The driver and passenger enter the EN-V through the front. The transparent panel either swings upward or pushes forward to allow access. Once seat-belted, the driver takes hold of a rectangular steering wheel about the size of a small tablet computer with hand grips on either side. The steering wheel is the interface with the vehicle's onboard computer, enabling the driver to manually steer the EN-V or set the vehicle to travel autonomously, connect to the Internet, and conduct a video chat with other EN-V drivers. Internet connectivity is through wi-fi, but the vehicle transmits collision avoidance signals to other EN-Vs via dedicated short-range communications (DSRC), a 5.9 gigahertz spectrum allocated by the federal government for public safety.
Pressing a button on the steering wheel brings the vehicle to life; it rises from a resting position into "balance mode" on two wheels. The sensation is much like riding a Segway scooter—in fact, the EN-V's propulsion and balancing systems are based on Segway technology. A push forward on the steering column moves the vehicle forward, whereas pulling it back brakes the vehicle. An EN-V can be put in reverse with the push of a button, but this would rarely be needed because the vehicle can rotate on its axis to face any direction. At least five EN-Vs can fit within a conventional parking space.

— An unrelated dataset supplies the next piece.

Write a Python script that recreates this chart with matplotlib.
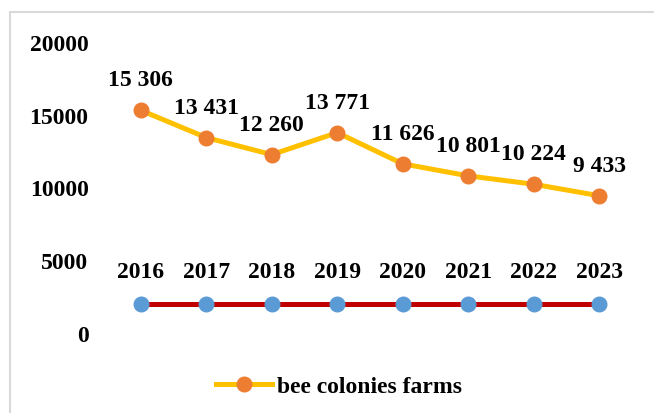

The ride is smooth, although it has a tight suspension that lets the driver and passenger feel the bumps. Because there is no mechanical linkage between the vehicle's controls and its drive unit, the EN-V is not subject to inertia, making it very responsive to the driver's commands, says EN-V development engineer and demo driver Pri Mudalige, who adds, "It's the ultimate drive-by-wire vehicle, put it that way."

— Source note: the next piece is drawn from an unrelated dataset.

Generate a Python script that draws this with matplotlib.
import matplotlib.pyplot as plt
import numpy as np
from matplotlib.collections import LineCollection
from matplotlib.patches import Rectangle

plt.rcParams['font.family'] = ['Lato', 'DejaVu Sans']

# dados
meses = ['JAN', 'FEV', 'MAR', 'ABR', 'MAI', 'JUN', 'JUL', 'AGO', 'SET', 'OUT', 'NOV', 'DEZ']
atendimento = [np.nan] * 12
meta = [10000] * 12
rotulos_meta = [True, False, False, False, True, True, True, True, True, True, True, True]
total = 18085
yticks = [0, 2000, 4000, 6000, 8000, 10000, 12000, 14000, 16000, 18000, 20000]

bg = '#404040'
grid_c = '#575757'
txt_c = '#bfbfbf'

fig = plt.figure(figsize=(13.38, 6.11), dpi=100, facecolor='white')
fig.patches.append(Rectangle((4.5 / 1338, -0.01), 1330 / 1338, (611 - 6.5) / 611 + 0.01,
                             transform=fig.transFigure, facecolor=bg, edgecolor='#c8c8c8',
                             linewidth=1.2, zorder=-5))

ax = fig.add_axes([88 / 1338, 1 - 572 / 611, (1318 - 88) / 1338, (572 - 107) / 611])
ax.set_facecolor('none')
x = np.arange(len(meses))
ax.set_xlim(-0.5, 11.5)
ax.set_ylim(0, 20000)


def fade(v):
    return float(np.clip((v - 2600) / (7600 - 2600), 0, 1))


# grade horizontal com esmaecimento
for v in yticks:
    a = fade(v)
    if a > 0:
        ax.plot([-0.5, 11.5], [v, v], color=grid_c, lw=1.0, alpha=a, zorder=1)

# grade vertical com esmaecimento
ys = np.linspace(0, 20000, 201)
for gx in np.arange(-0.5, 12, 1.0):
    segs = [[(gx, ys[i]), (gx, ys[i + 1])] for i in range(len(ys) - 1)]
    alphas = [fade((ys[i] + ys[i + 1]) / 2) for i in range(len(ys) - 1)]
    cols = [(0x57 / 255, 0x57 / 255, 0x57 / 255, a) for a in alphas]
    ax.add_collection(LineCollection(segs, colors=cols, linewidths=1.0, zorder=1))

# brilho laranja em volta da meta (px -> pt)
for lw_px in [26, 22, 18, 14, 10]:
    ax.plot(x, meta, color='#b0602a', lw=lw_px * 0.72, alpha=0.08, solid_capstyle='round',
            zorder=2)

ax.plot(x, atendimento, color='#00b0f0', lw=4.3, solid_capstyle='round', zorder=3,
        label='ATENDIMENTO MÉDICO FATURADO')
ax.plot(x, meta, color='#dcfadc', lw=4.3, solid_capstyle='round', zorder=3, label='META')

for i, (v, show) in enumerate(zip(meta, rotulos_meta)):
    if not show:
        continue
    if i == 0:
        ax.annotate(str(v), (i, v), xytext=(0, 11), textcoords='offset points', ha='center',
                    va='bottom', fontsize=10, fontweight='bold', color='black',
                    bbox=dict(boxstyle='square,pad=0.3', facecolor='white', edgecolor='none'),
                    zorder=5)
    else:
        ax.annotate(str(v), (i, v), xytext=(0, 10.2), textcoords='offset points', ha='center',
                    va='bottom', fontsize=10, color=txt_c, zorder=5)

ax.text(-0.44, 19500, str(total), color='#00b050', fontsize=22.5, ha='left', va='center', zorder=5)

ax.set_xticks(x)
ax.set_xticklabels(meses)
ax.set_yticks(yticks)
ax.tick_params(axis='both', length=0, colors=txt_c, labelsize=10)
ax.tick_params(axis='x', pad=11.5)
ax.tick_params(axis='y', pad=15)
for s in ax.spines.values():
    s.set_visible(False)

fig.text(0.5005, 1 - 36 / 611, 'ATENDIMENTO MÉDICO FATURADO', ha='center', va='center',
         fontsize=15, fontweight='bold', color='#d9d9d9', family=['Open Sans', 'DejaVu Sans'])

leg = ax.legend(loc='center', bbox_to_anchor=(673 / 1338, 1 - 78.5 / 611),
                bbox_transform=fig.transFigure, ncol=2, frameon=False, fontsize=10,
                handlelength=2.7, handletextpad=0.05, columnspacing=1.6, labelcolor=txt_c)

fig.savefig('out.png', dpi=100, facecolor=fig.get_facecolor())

An EN-V scoots along at up to 40 kilometers per hour with a range of up to 65 kilometers on a fully charged battery. The driver can program the maximum speed as well as the rate of the vehicle's acceleration, deceleration and rotation on its axis. Mudalige set his test-drive speed at 16 kilometers per hour. The rotation was set at 60 degrees per second, although it can spin at up to 180 degrees per second.
The EN-Vs performed as advertised during their CES demo, but they have a long way to go before they are road-ready, which GM projects will not be before 2030. Why two decades? All of the pieces have yet to fall into place. Next-generation 4G wireless networks that enable incredibly fast data transfers and serve as the EN-V's communication infrastructure first need to be implemented. (Carriers such as Verizon and AT&T are just beginning to roll them out this year). Engineers and urban planners also need to figure out how the EN-Vs can coexist on roadways with conventional vehicles, which are at least three to four times bigger and heavier. One idea is to cordon off urban areas and designate them off-limits to vehicles over a certain size. In addition, policies, financing and other incentives need to be put in place by local and possibly national governments to encourage the acceptance of vehicles like the EN-V by people other than a small group of intrepid early adopters.

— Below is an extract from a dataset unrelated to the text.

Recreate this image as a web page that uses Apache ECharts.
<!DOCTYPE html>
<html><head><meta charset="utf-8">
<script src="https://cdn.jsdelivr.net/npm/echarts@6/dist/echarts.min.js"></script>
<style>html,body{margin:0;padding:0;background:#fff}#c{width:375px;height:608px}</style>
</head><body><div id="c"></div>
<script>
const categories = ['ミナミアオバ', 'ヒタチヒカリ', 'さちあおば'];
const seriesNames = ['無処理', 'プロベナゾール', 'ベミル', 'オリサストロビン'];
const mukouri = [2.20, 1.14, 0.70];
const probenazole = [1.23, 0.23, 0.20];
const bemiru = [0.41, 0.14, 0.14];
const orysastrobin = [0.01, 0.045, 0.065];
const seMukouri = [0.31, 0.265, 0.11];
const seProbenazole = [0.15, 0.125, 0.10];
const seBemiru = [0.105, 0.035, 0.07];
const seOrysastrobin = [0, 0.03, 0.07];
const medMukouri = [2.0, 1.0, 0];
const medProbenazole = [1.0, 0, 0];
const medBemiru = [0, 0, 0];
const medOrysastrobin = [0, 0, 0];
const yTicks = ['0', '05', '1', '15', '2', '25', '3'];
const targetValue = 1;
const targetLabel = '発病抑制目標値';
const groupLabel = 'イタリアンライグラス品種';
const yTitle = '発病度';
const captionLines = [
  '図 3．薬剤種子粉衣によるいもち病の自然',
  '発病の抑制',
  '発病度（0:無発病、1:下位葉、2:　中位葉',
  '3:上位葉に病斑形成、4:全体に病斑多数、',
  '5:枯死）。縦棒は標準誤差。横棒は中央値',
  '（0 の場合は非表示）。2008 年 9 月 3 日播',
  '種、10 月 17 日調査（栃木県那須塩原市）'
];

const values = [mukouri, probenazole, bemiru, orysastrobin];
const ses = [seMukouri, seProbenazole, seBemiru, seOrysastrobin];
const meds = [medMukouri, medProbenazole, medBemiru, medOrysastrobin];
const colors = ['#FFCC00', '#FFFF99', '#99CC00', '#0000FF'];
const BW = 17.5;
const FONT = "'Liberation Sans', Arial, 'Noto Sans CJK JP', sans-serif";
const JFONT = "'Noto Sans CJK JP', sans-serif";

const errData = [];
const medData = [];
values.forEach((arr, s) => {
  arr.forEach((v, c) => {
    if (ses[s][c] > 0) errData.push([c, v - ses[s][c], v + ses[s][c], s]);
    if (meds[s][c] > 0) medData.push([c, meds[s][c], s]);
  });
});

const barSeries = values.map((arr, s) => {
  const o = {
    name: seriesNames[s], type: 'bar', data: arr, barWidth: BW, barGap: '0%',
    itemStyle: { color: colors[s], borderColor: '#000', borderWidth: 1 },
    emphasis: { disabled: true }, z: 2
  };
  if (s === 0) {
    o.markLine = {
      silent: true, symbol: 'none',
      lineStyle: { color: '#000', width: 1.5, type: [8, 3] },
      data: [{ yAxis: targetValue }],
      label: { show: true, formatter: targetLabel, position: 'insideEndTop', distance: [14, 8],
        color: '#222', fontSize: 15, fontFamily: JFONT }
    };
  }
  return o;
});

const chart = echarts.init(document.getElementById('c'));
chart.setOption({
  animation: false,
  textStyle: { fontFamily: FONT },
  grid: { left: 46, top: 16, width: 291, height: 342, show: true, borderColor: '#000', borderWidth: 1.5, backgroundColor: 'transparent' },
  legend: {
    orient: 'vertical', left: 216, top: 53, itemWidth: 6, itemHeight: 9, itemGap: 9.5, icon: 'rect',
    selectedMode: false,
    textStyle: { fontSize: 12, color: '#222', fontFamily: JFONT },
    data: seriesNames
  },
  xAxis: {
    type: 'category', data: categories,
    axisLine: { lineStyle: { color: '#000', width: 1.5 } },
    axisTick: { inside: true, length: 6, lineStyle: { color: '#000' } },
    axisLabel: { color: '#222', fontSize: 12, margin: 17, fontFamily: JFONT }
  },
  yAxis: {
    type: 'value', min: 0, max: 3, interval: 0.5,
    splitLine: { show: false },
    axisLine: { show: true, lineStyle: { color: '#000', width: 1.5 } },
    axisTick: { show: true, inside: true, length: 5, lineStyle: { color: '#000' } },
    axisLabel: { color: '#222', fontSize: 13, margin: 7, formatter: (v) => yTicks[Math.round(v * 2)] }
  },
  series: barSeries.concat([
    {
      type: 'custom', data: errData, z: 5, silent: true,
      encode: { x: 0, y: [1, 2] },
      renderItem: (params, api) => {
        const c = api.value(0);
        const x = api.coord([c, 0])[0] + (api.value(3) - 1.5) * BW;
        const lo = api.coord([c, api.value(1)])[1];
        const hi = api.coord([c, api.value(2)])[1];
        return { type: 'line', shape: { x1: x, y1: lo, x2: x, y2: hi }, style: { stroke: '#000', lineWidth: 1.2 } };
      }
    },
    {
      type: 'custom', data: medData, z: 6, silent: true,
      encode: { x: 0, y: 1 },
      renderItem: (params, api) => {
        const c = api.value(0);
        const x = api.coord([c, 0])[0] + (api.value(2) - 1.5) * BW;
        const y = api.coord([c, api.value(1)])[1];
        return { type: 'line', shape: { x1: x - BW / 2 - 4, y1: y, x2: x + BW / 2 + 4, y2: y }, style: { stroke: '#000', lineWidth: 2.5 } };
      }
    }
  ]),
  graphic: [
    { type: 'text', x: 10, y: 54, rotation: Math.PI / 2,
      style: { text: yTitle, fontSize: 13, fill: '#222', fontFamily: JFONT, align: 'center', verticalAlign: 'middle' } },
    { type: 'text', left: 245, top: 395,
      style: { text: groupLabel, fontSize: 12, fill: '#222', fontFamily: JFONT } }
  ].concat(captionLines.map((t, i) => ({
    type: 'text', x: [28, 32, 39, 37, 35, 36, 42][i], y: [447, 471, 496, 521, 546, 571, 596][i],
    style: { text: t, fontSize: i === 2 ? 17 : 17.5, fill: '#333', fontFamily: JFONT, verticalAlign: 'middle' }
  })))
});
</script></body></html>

One of the EN-V program's main goals is to create a viable alternative to today's urban transportation options. "I don't think the solution is that everyone has to take the train or the bus or cycle," Christopher Borroni-Bird, director of GM's Advanced Technology Vehicle Concepts and the EN-V program, said last week at CES. "On the other hand, the car as we know it today is going to be increasingly challenged in the future. It's not sustainable from a land–space perspective or from an energy perspective to have everybody driving a car."